Les travaux réalisés par la Cour des comptes dans le champ de l’éducation nationale, notamment ceux qui portent sur la gestion des enseignants ou sur le coût du lycée, ont été pris en compte par Gérard Longuet dans son rapport du mois de décembre 2016 relatif aux heures supplémentaires dans le second degré de l’éducation nationale.
Je pourrai multiplier les exemples. Au-delà des rapports eux-mêmes, la mise en ligne des données sous-jacentes aux travaux réalisés par la Cour des comptes est utile. Celle-ci a notamment permis au rapporteur général, Albéric de Montgolfier, d’analyser l’évolution de la masse salariale sur des séries longues.
En termes de calendrier, j’avais regretté l’an passé que certains travaux de la Cour des comptes ou du Conseil des prélèvements obligatoires nous parviennent parfois trop tard pour éclairer nos débats budgétaires. Ce fut encore le cas cette année. Ainsi, le référé relatif au taux réduit de TVA sur les travaux d’entretien et d’amélioration des logements de plus de deux ans a été rendu public seulement à la fin du mois de novembre 2016.

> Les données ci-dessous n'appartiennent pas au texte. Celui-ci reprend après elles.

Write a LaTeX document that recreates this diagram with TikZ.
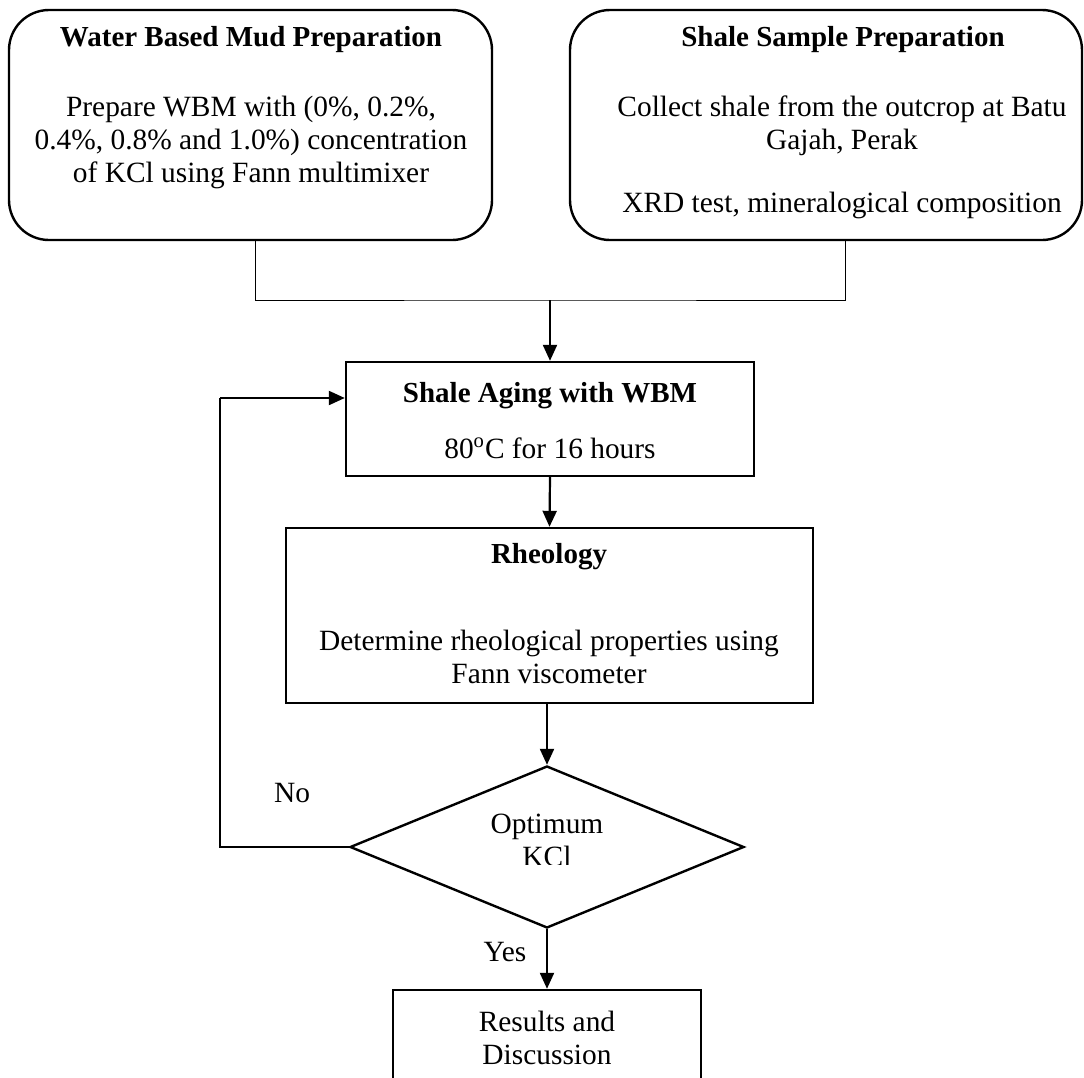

Cette année, monsieur le Premier président, vous êtes venu nous présenter dès le mois de janvier le rapport du Conseil des prélèvements obligatoires sur l’impôt sur les sociétés, lors d’une audition particulièrement suivie, et nous espérons que nous pourrons dans les mois à venir encore mieux exploiter les travaux de cette instance. Celle-ci devrait d’ailleurs inclure, dans sa prochaine étude sur la fiscalité du patrimoine, une analyse spécifique de l’imposition des plus-values immobilières permettant de répondre ainsi aux préoccupations de la commission des finances, et plus spécifiquement du groupe de travail que cette dernière avait constitué en son sein sur le financement et la fiscalité du logement en 2015.
Mes chers collègues, cette année encore, le rapport public annuel de la Cour des comptes est riche d’enseignements. Je renouvelle donc mes remerciements au Premier président pour sa disponibilité et vous remercie de votre attention. (Applaudissements sur les travées du groupe socialiste et républicain, du groupe écologiste, du RDSE, de l'UDI-UC et du groupe Les Républicains.)